Bitcoin Core Wallet: Encryption Mismatch Between Old Wallet Format and Modern Change Addresses
BlockedWallet passphrase could not be recalled or recovered — access was permanently blocked.
In early January 2021, a husband and wife discovered an old hard drive containing a Bitcoin Core wallet from prior mining operations and promotional credits. On January 1, the husband created a new password to secure the wallet, made backups, and sent a small test transaction to an external wallet to verify functionality. The transaction succeeded and generated a change output to a new address within the wallet—the password worked without issue.
On January 7, the husband initiated a second small test transaction to an Exodus wallet, which also required the password. This transaction succeeded and generated another change output to yet another newly derived address. When the wife's computer synced the blockchain the following day, both addresses appeared to contain the full original balance, triggering immediate concern about theft. A community moderator explained this was expected Bitcoin Core behavior: the funds were still theirs, merely relocated to change addresses generated by the wallet's internal key derivation process.
The critical problem surfaced when attempting to move the larger amount stored at the January 7 change address: the documented password, which had been set once and successfully used multiple times, now failed for that specific address. The same password continued to work for the January 1 change address. The husband provided written documentation and photographs confirming the password had not been changed. Community troubleshooting ruled out transcription errors—the password functioned correctly elsewhere in the wallet.
Attempts to export private keys using pywallet were blocked by the password requirement. Additional complications emerged when trying to transfer the accessible balance, with errors indicating depleted internal keypools and inability to generate new change addresses. By late January, roughly half the Bitcoin remained inaccessible, apparently due to an encryption mismatch between the wallet file format and the modern Bitcoin Core key generation logic applied to the change addresses. The exact Bitcoin amount was not disclosed.

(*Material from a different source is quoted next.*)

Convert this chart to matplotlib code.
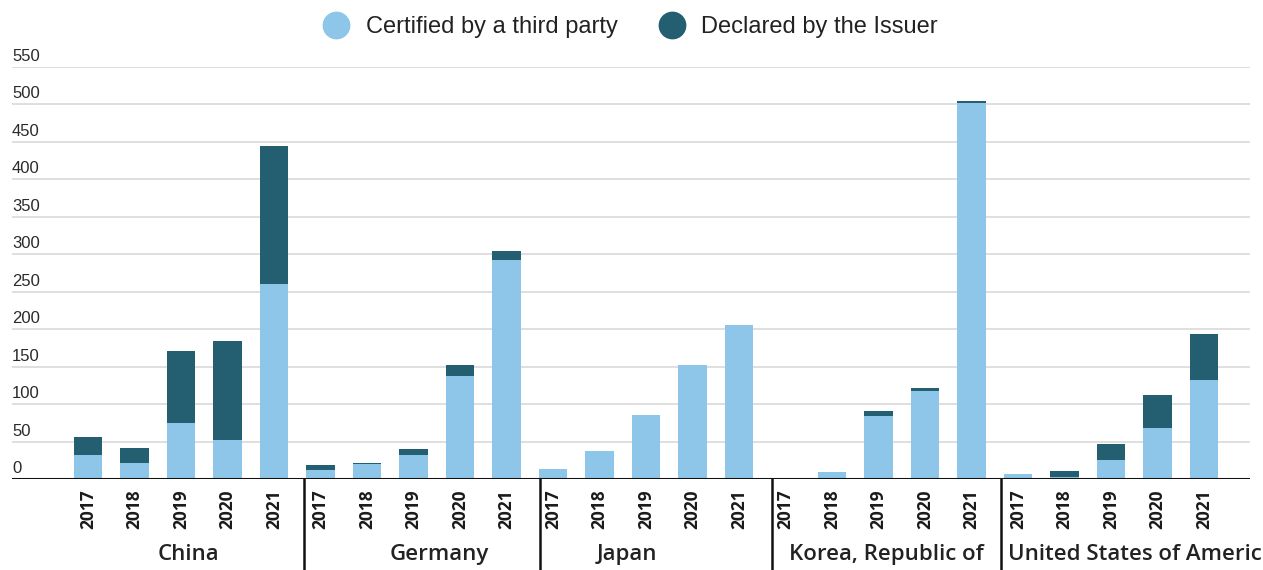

| Stress condition | Passphrase unavailable |
| Custody system | Software wallet |
| Outcome | Blocked |
| Documentation | Present but ambiguous |
| Year observed | 2021 |
| Country | unknown |
Why passphrases fail years after they are set
The failure mode documented consistently across observed cases is temporal: the passphrase is set with confidence, not used for an extended period, and then cannot be reproduced exactly when needed. A single character difference — different capitalization, an added space, a slightly different special character — produces a different wallet with a zero balance. The holder may be certain they remember the passphrase while being unable to produce the exact string that was originally set.
What makes this particularly difficult is that there is no signal at the moment of failure. A wrong passphrase does not produce an error message. It opens an empty wallet. The holder sees a zero balance and typically concludes the passphrase was wrong — but without knowing which part was wrong, or by how much.
Professional passphrase recovery services can attempt permutations when the holder has partial information: they remember the general structure, typical patterns they use for passwords, the approximate length, or that it included a specific word. Recovery from total non-recollection is not feasible.
The preventive action is to store a passphrase record — not with the seed phrase, which would defeat its security purpose, but in a separate secure location accessible to the holder and potentially a designated recovery person. A passphrase that exists only in memory has a time horizon: it will eventually be forgotten, and the timing is unpredictable.